— Begin Data excerpt —
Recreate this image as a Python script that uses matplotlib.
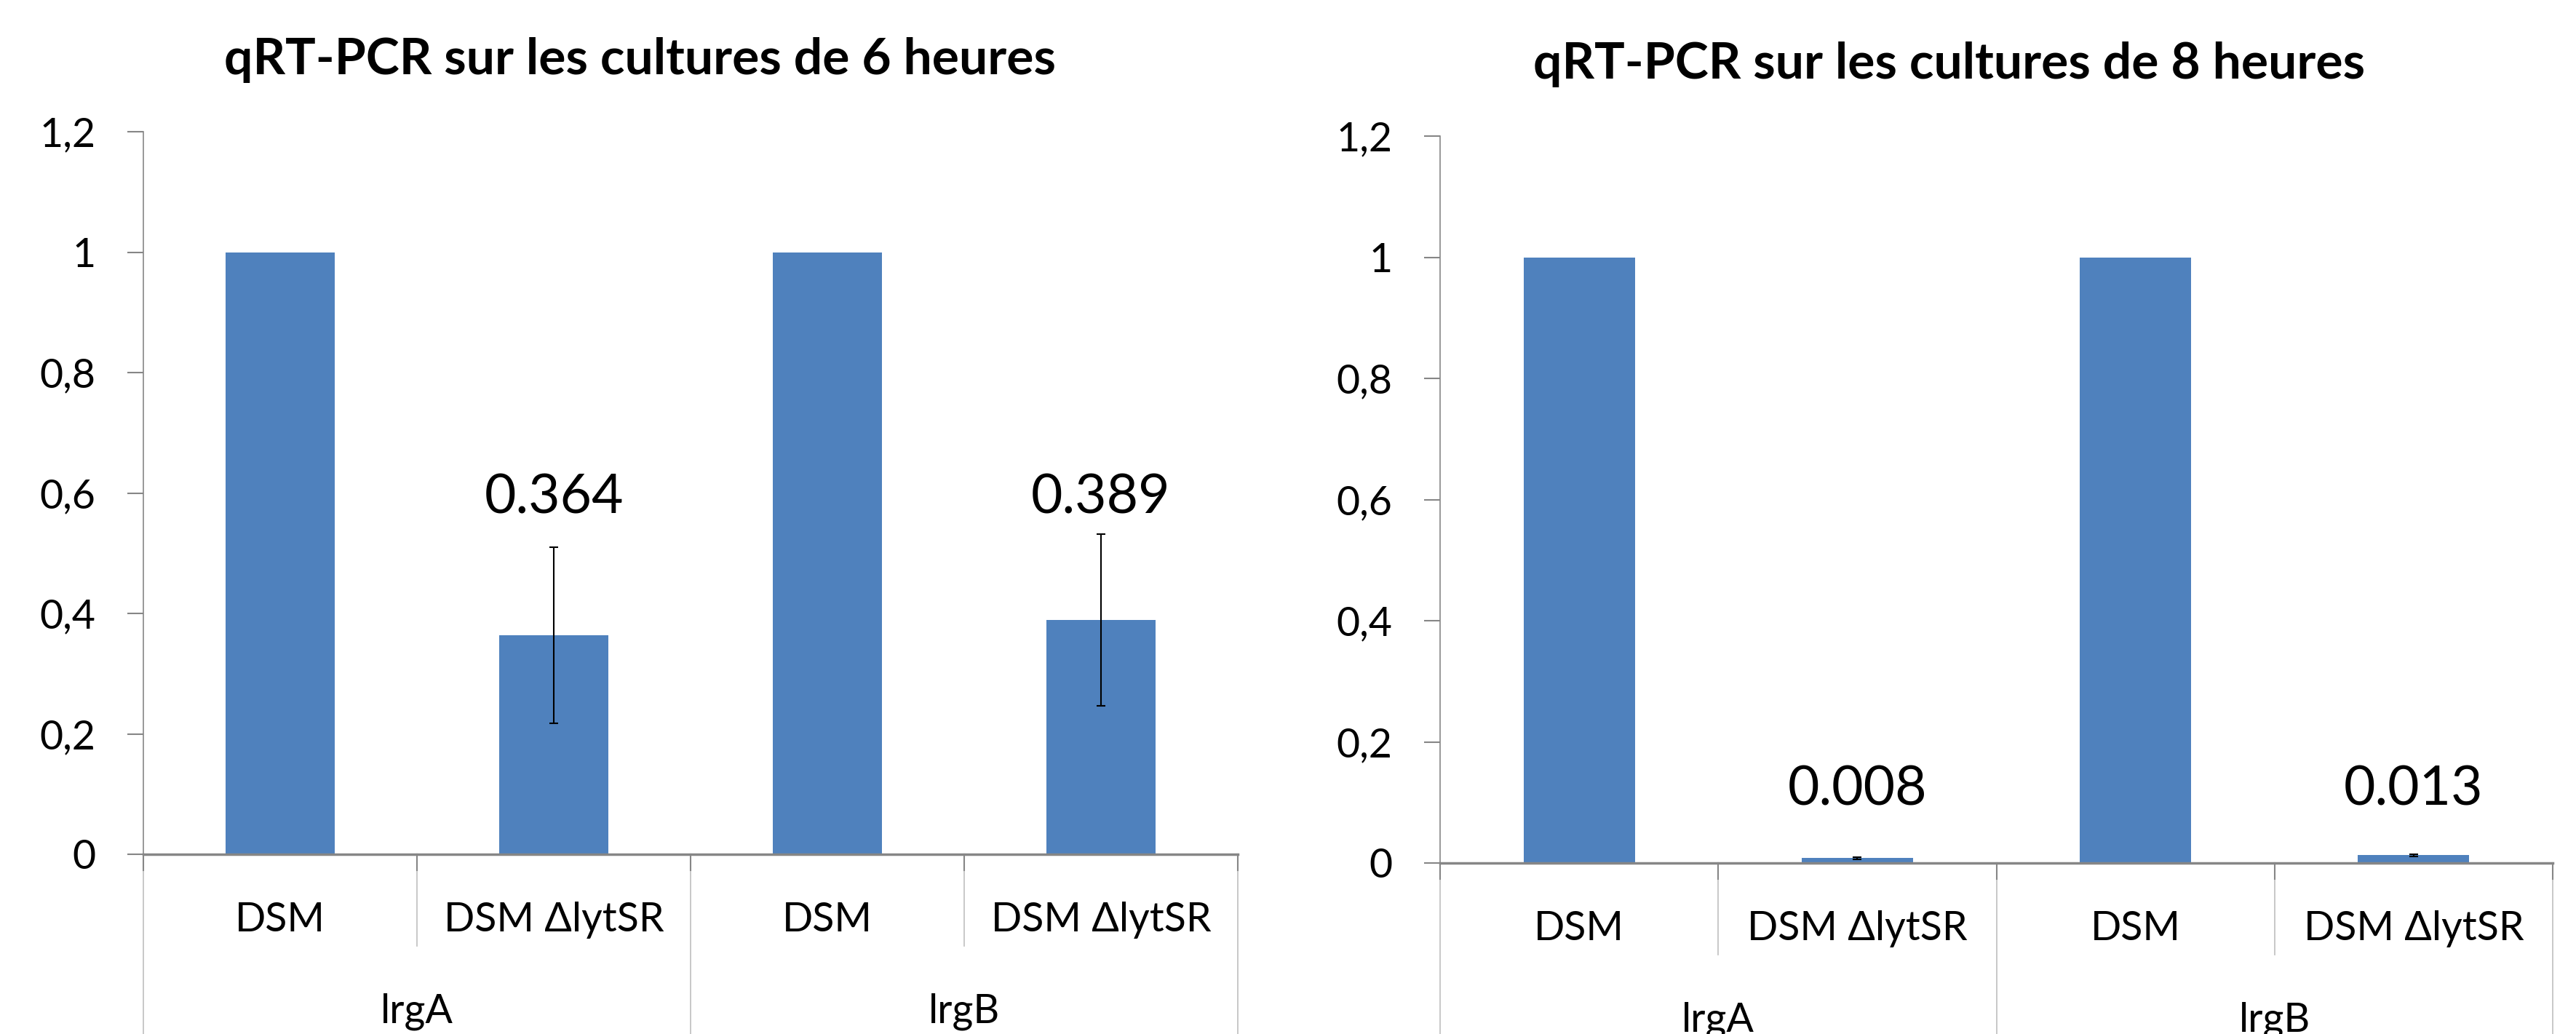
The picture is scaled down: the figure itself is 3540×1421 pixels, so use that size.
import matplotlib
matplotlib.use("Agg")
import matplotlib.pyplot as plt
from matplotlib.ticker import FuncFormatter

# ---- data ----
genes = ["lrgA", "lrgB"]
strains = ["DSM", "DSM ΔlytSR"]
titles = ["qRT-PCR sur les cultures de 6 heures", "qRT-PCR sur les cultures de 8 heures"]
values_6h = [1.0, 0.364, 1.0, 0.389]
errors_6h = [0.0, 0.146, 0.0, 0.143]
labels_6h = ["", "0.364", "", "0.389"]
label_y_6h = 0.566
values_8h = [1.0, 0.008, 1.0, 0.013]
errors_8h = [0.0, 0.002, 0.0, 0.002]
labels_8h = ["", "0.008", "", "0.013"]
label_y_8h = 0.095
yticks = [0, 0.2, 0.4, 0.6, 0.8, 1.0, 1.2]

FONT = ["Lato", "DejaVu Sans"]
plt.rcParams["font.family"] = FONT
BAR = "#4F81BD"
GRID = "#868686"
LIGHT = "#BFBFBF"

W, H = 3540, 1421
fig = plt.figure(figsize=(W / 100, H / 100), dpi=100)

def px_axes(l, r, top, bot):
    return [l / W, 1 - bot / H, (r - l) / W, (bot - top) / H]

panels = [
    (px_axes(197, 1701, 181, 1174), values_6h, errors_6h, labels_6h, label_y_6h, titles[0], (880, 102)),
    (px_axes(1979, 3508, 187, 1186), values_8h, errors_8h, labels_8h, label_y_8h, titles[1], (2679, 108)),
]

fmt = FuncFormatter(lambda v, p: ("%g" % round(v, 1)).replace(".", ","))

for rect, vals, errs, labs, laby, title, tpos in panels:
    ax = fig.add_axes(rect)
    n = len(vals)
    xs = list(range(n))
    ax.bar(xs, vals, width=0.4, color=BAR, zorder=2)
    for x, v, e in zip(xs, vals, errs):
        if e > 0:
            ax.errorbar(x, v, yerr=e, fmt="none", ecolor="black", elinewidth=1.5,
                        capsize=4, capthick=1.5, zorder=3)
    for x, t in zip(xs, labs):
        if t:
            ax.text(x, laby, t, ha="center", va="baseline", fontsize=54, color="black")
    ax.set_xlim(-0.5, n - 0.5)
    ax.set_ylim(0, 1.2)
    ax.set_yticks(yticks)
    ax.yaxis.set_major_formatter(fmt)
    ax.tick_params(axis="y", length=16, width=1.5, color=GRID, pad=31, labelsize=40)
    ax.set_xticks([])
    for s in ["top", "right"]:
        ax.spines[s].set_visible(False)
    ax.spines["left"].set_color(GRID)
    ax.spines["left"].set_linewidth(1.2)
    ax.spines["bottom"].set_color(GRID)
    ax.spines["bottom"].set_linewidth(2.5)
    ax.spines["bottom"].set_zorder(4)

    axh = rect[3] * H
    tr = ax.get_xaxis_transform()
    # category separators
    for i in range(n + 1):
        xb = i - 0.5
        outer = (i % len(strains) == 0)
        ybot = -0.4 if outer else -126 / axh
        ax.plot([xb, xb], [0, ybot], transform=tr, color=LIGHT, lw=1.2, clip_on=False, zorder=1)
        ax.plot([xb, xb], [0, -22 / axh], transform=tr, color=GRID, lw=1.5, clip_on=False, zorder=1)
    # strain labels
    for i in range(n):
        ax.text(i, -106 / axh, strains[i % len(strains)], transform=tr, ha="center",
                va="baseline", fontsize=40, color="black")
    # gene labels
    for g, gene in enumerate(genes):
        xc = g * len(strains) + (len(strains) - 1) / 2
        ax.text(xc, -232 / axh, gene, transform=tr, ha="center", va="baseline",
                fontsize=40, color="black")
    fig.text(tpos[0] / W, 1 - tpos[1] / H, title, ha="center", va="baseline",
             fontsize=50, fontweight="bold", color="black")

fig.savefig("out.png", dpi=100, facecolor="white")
— End Data excerpt —
▶ **Stated problem**: Pictures are excluded; output everything else in the data verbatim.

▶ **Task answer**:
Recreate this image as a Python script that uses matplotlib.
The picture is scaled down: the figure itself is 3540×1421 pixels, so use that size.
import matplotlib
matplotlib.use("Agg")
import matplotlib.pyplot as plt
from matplotlib.ticker import FuncFormatter

# ---- data ----
genes = ["lrgA", "lrgB"]
strains = ["DSM", "DSM ΔlytSR"]
titles = ["qRT-PCR sur les cultures de 6 heures", "qRT-PCR sur les cultures de 8 heures"]
values_6h = [1.0, 0.364, 1.0, 0.389]
errors_6h = [0.0, 0.146, 0.0, 0.143]
labels_6h = ["", "0.364", "", "0.389"]
label_y_6h = 0.566
values_8h = [1.0, 0.008, 1.0, 0.013]
errors_8h = [0.0, 0.002, 0.0, 0.002]
labels_8h = ["", "0.008", "", "0.013"]
label_y_8h = 0.095
yticks = [0, 0.2, 0.4, 0.6, 0.8, 1.0, 1.2]

FONT = ["Lato", "DejaVu Sans"]
plt.rcParams["font.family"] = FONT
BAR = "#4F81BD"
GRID = "#868686"
LIGHT = "#BFBFBF"

W, H = 3540, 1421
fig = plt.figure(figsize=(W / 100, H / 100), dpi=100)

def px_axes(l, r, top, bot):
    return [l / W, 1 - bot / H, (r - l) / W, (bot - top) / H]

panels = [
    (px_axes(197, 1701, 181, 1174), values_6h, errors_6h, labels_6h, label_y_6h, titles[0], (880, 102)),
    (px_axes(1979, 3508, 187, 1186), values_8h, errors_8h, labels_8h, label_y_8h, titles[1], (2679, 108)),
]

fmt = FuncFormatter(lambda v, p: ("%g" % round(v, 1)).replace(".", ","))

for rect, vals, errs, labs, laby, title, tpos in panels:
    ax = fig.add_axes(rect)
    n = len(vals)
    xs = list(range(n))
    ax.bar(xs, vals, width=0.4, color=BAR, zorder=2)
    for x, v, e in zip(xs, vals, errs):
        if e > 0:
            ax.errorbar(x, v, yerr=e, fmt="none", ecolor="black", elinewidth=1.5,
                        capsize=4, capthick=1.5, zorder=3)
    for x, t in zip(xs, labs):
        if t:
            ax.text(x, laby, t, ha="center", va="baseline", fontsize=54, color="black")
    ax.set_xlim(-0.5, n - 0.5)
    ax.set_ylim(0, 1.2)
    ax.set_yticks(yticks)
    ax.yaxis.set_major_formatter(fmt)
    ax.tick_params(axis="y", length=16, width=1.5, color=GRID, pad=31, labelsize=40)
    ax.set_xticks([])
    for s in ["top", "right"]:
        ax.spines[s].set_visible(False)
    ax.spines["left"].set_color(GRID)
    ax.spines["left"].set_linewidth(1.2)
    ax.spines["bottom"].set_color(GRID)
    ax.spines["bottom"].set_linewidth(2.5)
    ax.spines["bottom"].set_zorder(4)

    axh = rect[3] * H
    tr = ax.get_xaxis_transform()
    # category separators
    for i in range(n + 1):
        xb = i - 0.5
        outer = (i % len(strains) == 0)
        ybot = -0.4 if outer else -126 / axh
        ax.plot([xb, xb], [0, ybot], transform=tr, color=LIGHT, lw=1.2, clip_on=False, zorder=1)
        ax.plot([xb, xb], [0, -22 / axh], transform=tr, color=GRID, lw=1.5, clip_on=False, zorder=1)
    # strain labels
    for i in range(n):
        ax.text(i, -106 / axh, strains[i % len(strains)], transform=tr, ha="center",
                va="baseline", fontsize=40, color="black")
    # gene labels
    for g, gene in enumerate(genes):
        xc = g * len(strains) + (len(strains) - 1) / 2
        ax.text(xc, -232 / axh, gene, transform=tr, ha="center", va="baseline",
                fontsize=40, color="black")
    fig.text(tpos[0] / W, 1 - tpos[1] / H, title, ha="center", va="baseline",
             fontsize=50, fontweight="bold", color="black")

fig.savefig("out.png", dpi=100, facecolor="white")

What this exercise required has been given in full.